Ontem, ao se despedir como comentarista da Folha de S. Paulo, o historiador Luiz Felipe de Alencastro, professor da Universidade de Paris — Sorbonne e da Fundação Getulio Vargas, chamava a atenção para a força gravitacional da economia chinesa sobre os eixos de logística e territoriais brasileiros. Ao reduzir de 48 para 35 dias a viagem entre os portos do nordeste da China e Roterdã, a navegação comercial entre a Europa e o Extremo Oriente pelo Oceano Ártico, iniciada em 2013, levou à modernização do Canal de Suez (2015) e do Canal do Panamá (2016). Por essa razão, as exportações pelos estados setentrionais do Brasil tendem a crescer regularmente, sobretudo quando for concluída a ferrovia norte-sul e o chamado Arco Norte, incluindo portos fluviais e marítimos da Bahia, de Pernambuco, do Maranhão e do Amazonas.
“Pela primeira vez, desde a criação do Estado do Grão Pará e Maranhão, concebido em 1621 como entidade autônoma da América Portuguesa, no contexto da política filipina envolvendo as quatro partes do mundo, o comércio externo, e, essencialmente, o comércio marítimo, rearticula a geografia econômica da totalidade do território nacional”, destaca Alencastro. Detalhe: desde a circunavegação do globo por Fernão de Magalhães, já se sabia que a Terra é redonda e interligada pelos oceanos.

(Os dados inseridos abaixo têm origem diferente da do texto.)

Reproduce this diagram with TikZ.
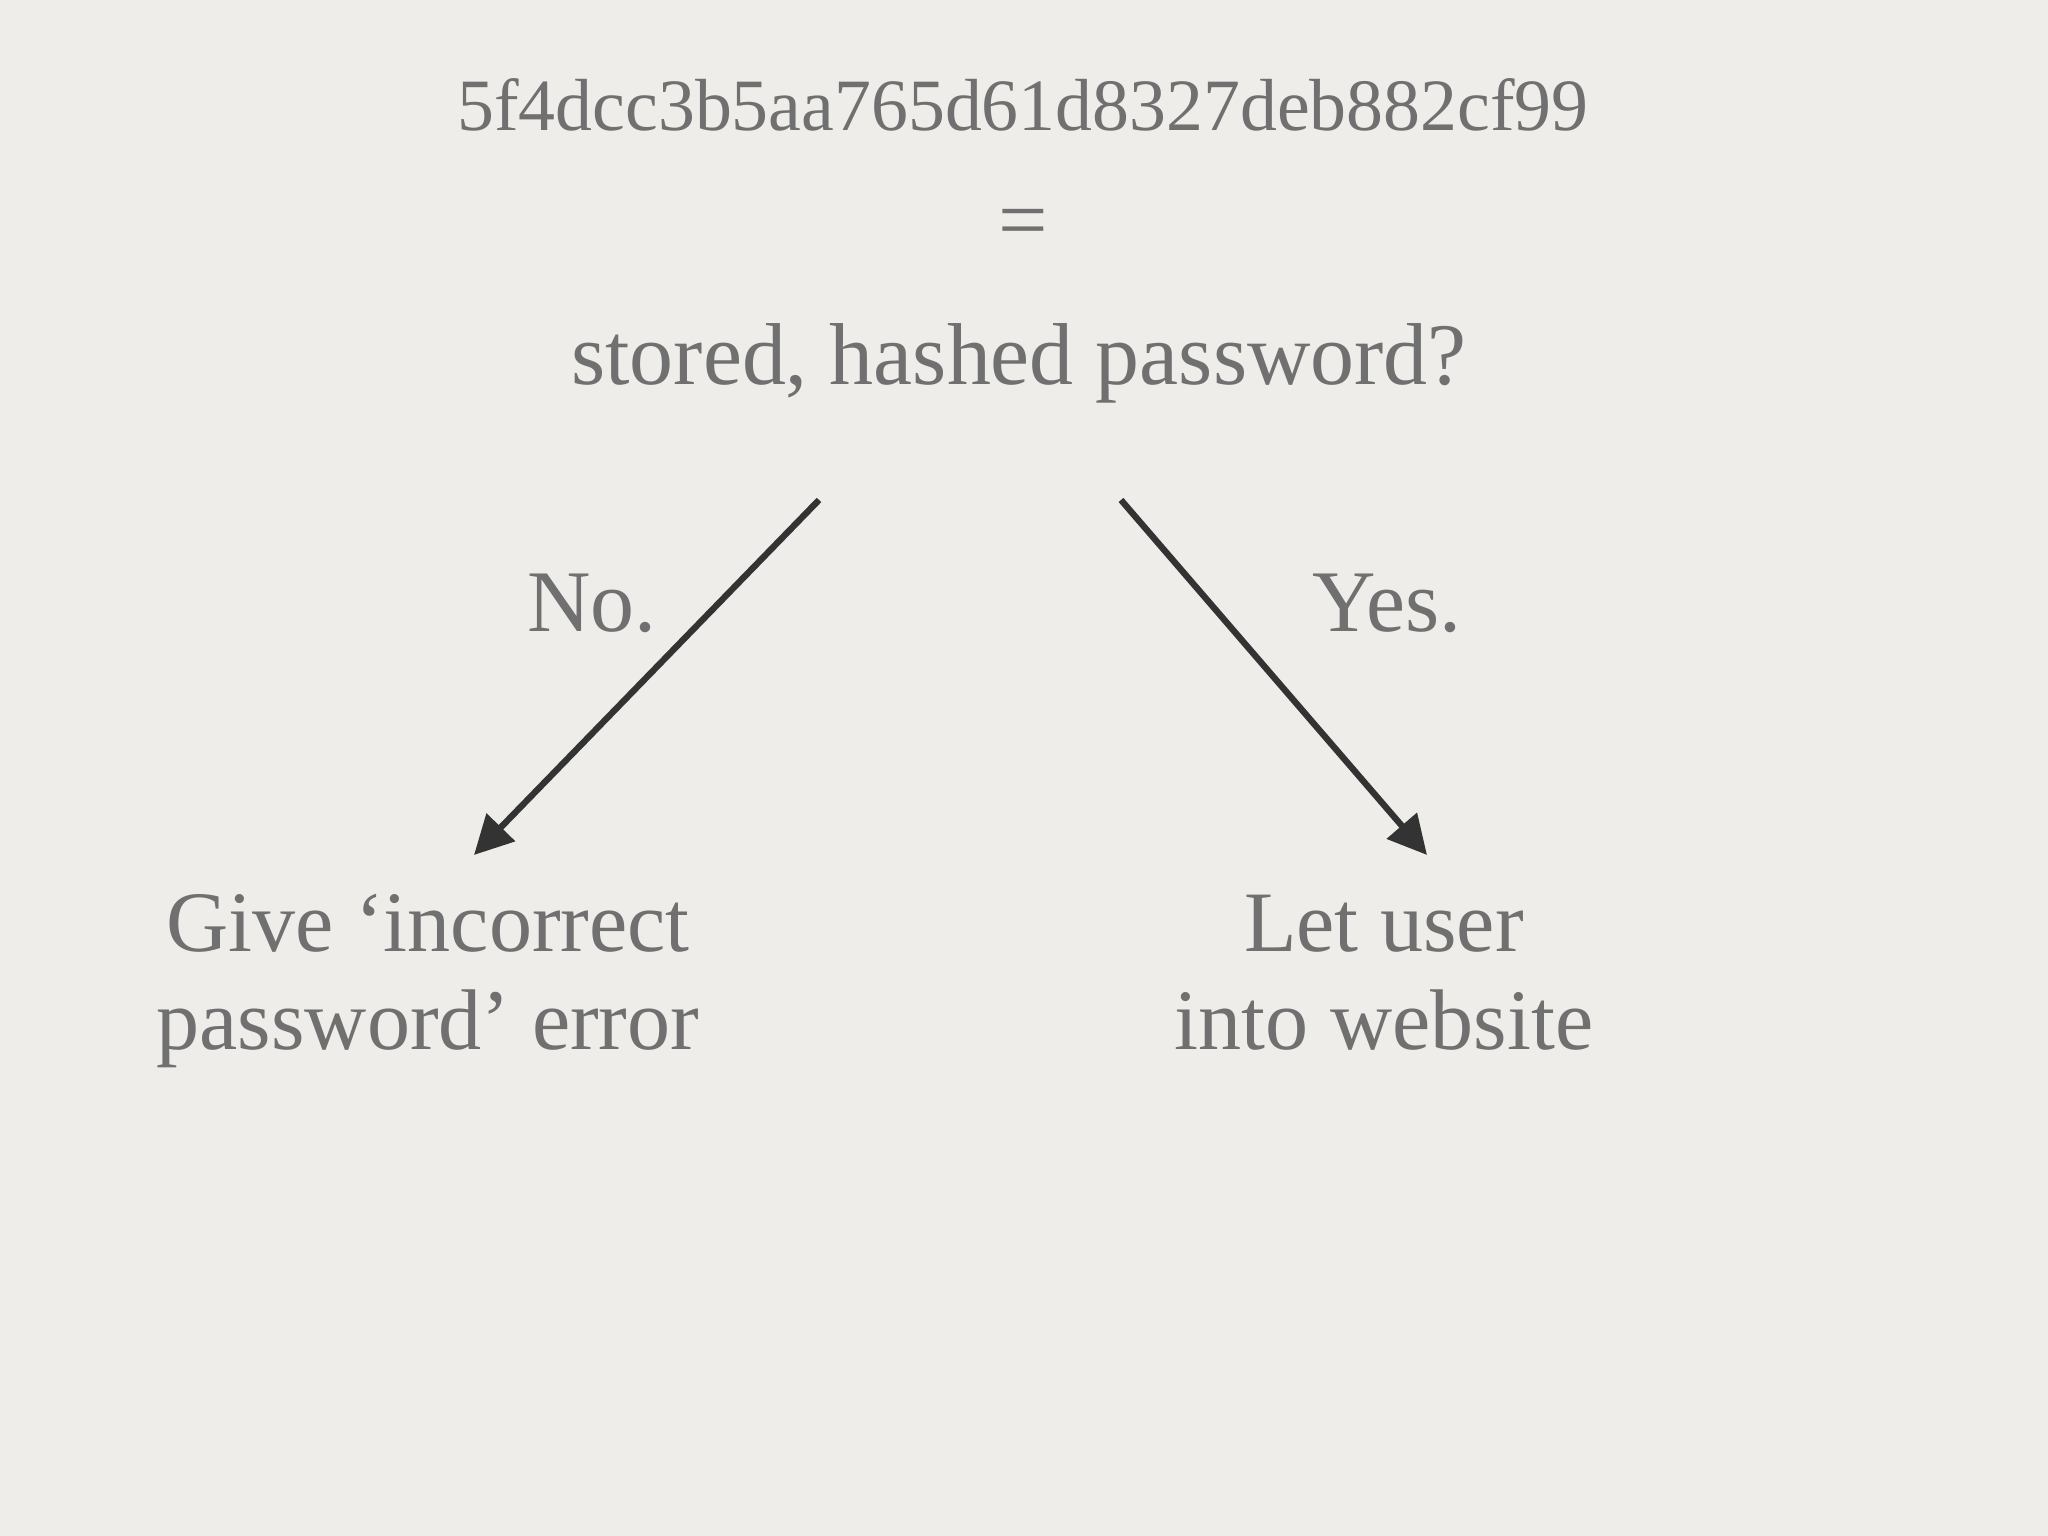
\documentclass[tikz,border=0pt]{standalone}
\usepackage{fontspec}
\setmainfont{Liberation Serif}
\usetikzlibrary{arrows.meta}
\definecolor{bg}{HTML}{EEEDEA}
\definecolor{txt}{HTML}{707070}
\definecolor{arr}{HTML}{333333}
\begin{document}
\begin{tikzpicture}[
  lbl/.style={text=txt,font=\fontsize{25}{28}\selectfont,align=center,inner sep=0pt},
  arrowline/.style={draw=arr,line width=1.8pt,-{Triangle[length=11pt,width=11pt]}}]
\fill[bg] (0,0) rectangle (20.48,15.36);
\useasboundingbox (0,0) rectangle (20.48,15.36);
\node[lbl,font=\fontsize{21}{24}\selectfont] (hash) at (10.23,14.31) {5f4dcc3b5aa765d61d8327deb882cf99};
\node[lbl] (eq) at (10.23,13.07) {=};
\node[lbl] (q) at (10.19,11.73) {stored, hashed password?};
\node[lbl] (no) at (5.92,9.33) {No.};
\node[lbl] (yes) at (13.87,9.33) {Yes.};
\node[lbl,font=\fontsize{24.5}{28}\selectfont] (err) at (4.28,5.55) {Give ‘incorrect\\password’ error};
\node[lbl,font=\fontsize{24.5}{28}\selectfont] (ok) at (13.84,5.63) {Let user\\into website};
\coordinate (ls) at (8.19,10.36);
\coordinate (le) at (4.74,6.81);
\coordinate (rs) at (11.21,10.36);
\coordinate (re) at (14.27,6.81);
\draw[arrowline] (ls) -- (le);
\draw[arrowline] (rs) -- (re);
\end{tikzpicture}
\end{document}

Há duas consequências práticas do deslocamento do eixo do nosso comércio do Ocidente para o Oriente: primeiro, a relação comercial do Brasil com a China, que já é o nosso principal parceiro comercial, aumentará ainda mais de importância; segundo, como resultado, pode haver mais apreciação do câmbio, aumento das importações de bens industriais e desindustrialização. Ou seja, o Brasil precisa de uma política de comércio exterior que aumente a complexidade da nossa economia, isto é, a diversidade e a sofisticação da estrutura produtiva brasileira.